それで、徹底的に外部からの視線で見ると、彼女らのデビューシングル〈サイレントマジョリティー〉の「大人たちに支配されるな」という歌詞を、そのシステムを作り上げた「大人」の手から書かれたことを考えると、やはり混乱してしまうのだ。メロディーのリズムが不安定に組まれて、没入すべき落差が発生しなかったのもあまり慣れない作られ方で困惑した。最近、秋元康が制作に参加したと聞くアニメーションシリーズ《22/7》をちょっとだけ観ながら欅坂46の反抗的な感性、その上に君臨する「大人たちのシステム」などのコンセプトが一脈相通だと感じたが、両方とも似た理由で発生する矛盾を耐えづらかった。

そしておよそ3年後、グループ八つ目で、「欅坂」としては最後のシングルである本曲は、デビュー曲と似ているところが多い。ロックとオーケストレーションが結ばれたプロダクションと、絶対多数の偽善に対抗する話者のコンセプトなどがそうだ。デビュー曲と比べてみると、本曲ではテンポにもう少し余裕を与えてグルーブと落差を形成する区間を作り、ベースギターとピアノなどのセッションがもっとジャジーに展開される。それで、今までのシングルと共に考えてみると、話者自身を「黒い羊」という具体的な対象と等置させて、少なくとも本曲のナラティブ内だけでは「少数」としてのスピーカー機能を遂行できる位置に立ち、〈サイレントマジョリティー〉から追求してきたと思った。

だからこそ、ミュージックビデオにて、話者を群れから排除したまま去っていく最後の場面は衝撃的だった。本曲の最後まで少数者としての正体性を応援するわりには、彼女を取り巻く世界の変化可能性を閉じてしまったラストシーン。「不協和音なんて怖くない」(〈不協和音〉)と歌っていた彼女らではないか。と言っても、その〈不協和音〉にも「仲間からも撃たれると思わなかった」と告白するし、それは本曲で「自らの真実を捨て白い羊のふりをする者」の偽善とも連携して見られるはずだ。

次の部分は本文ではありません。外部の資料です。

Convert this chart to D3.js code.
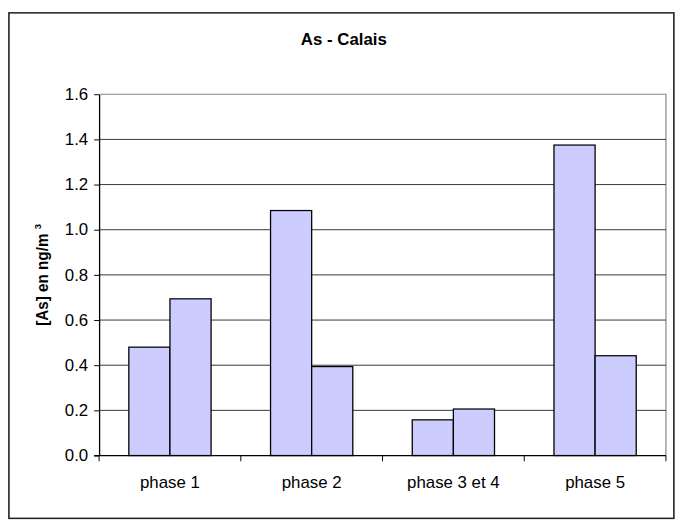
<!DOCTYPE html>
<html>
<head>
<meta charset="utf-8">
<script src="https://cdn.jsdelivr.net/npm/d3@7/dist/d3.min.js"></script>
<style>
  html, body { margin: 0; padding: 0; background: #fff; }
  svg { display: block; }
  text { font-family: "Liberation Sans", Arial, sans-serif; fill: #000; }
</style>
</head>
<body>
<svg id="chart" width="681" height="531"></svg>
<script>
const categories = ["phase 1", "phase 2", "phase 3 et 4", "phase 5"];
const series1 = [0.48, 1.085, 0.158, 1.375];
const series2 = [0.694, 0.394, 0.206, 0.442];
const yTicks = [0, 0.2, 0.4, 0.6, 0.8, 1.0, 1.2, 1.4, 1.6];
const title = "As - Calais";

const root = d3.select("#chart");
// chart laid out in its native frame, then fitted into the 681x531 picture
const svg = root.append("g").attr("transform", "scale(0.991,0.952)");
const plot = { left: 100, right: 672, top: 99, bottom: 478.5 };

// outer chart border
svg.append("rect")
  .attr("x", 9).attr("y", 13.5).attr("width", 671).attr("height", 531)
  .attr("fill", "none").attr("stroke", "#222").attr("stroke-width", 1.6);

const x0 = d3.scaleBand().domain(categories).range([plot.left, plot.right]).padding(0);
const x1 = d3.scaleBand().domain([0, 1]).range([0, x0.bandwidth()]).paddingInner(0).paddingOuter(0.723);
const y = d3.scaleLinear().domain([0, 1.6]).range([plot.bottom, plot.top]);

// plot area border (top and right, gray)
svg.append("path")
  .attr("d", `M${plot.left},${plot.top}H${plot.right}V${plot.bottom}`)
  .attr("fill", "none").attr("stroke", "#888").attr("stroke-width", 1.2);

// gridlines
svg.append("g").selectAll("line")
  .data(yTicks.filter(t => t > 0 && t < 1.6))
  .join("line")
  .attr("x1", plot.left).attr("x2", plot.right)
  .attr("y1", d => y(d)).attr("y2", d => y(d))
  .attr("stroke", "#333").attr("stroke-width", 1);

// bars
const data = categories.map((c, i) => ({ c, vals: [series1[i], series2[i]] }));
svg.append("g").selectAll("g")
  .data(data).join("g")
  .attr("transform", d => `translate(${x0(d.c)},0)`)
  .selectAll("rect")
  .data(d => d.vals.map((v, k) => ({ k, v })))
  .join("rect")
  .attr("x", d => x1(d.k))
  .attr("width", x1.bandwidth())
  .attr("y", d => y(d.v))
  .attr("height", d => y(0) - y(d.v))
  .attr("fill", "#ccccff")
  .attr("stroke", "#000")
  .attr("stroke-width", 1.3);

// y axis
const yAxis = d3.axisLeft(y).tickValues(yTicks).tickFormat(d3.format(".1f")).tickSize(5).tickSizeOuter(0).tickPadding(6);
const gy = svg.append("g").attr("transform", `translate(${plot.left},0)`).call(yAxis);
gy.select(".domain").attr("stroke", "#000").attr("stroke-width", 1.3);
gy.selectAll(".tick line").attr("stroke", "#000");
gy.selectAll(".tick text").attr("font-size", 17).attr("font-family", "Liberation Sans, Arial, sans-serif").attr("fill", "#000");

// x axis
const gx = svg.append("g").attr("transform", `translate(0,${plot.bottom})`);
gx.append("line").attr("x1", plot.left - 5).attr("x2", plot.right)
  .attr("y1", 0).attr("y2", 0).attr("stroke", "#000").attr("stroke-width", 1.3);
const bounds = categories.map(c => x0(c)).concat([plot.right]);
gx.selectAll("line.tk").data(bounds).join("line").attr("class", "tk")
  .attr("x1", d => d).attr("x2", d => d).attr("y1", 0).attr("y2", 6)
  .attr("stroke", "#000");
gx.selectAll("text").data(categories).join("text")
  .attr("x", d => x0(d) + x0.bandwidth() / 2)
  .attr("y", 34)
  .attr("text-anchor", "middle")
  .attr("font-size", 17)
  .text(d => d);

// title
svg.append("text")
  .attr("x", 347).attr("y", 47)
  .attr("text-anchor", "middle")
  .attr("font-size", 17).attr("font-weight", "bold")
  .text(title);

// y axis title
const yt = svg.append("text")
  .attr("transform", `translate(48,${(plot.top + plot.bottom) / 2}) rotate(-90)`)
  .attr("text-anchor", "middle")
  .attr("font-size", 16).attr("font-weight", "bold");
yt.append("tspan").text("[As] en ng/m ");
yt.append("tspan").attr("font-size", 10).attr("dy", -7).text("3");
</script>
</body>
</html>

結局「世界」に溶解された「ニセ・白い羊」は(おそらく)同町圧力によってまたもや「黒い羊」を嘲笑う。その構図が実際の(学校を含める)社会組織で起きるイジメの形を現しているのはわかる。しかし、メッセージはその次を見る問題だ。不協和音は続き、世界は永遠に敵と規定されるのか?彼女らの名前で最初から最後まで扱ってきた少数と多数、黒と白の構図は、政策当事者との乖離から生まれる気慢性と、にもかかわらずそこに説得力を付与してきたパフォーマーたちのカリスマまで加わって、複雑なはてなを残す。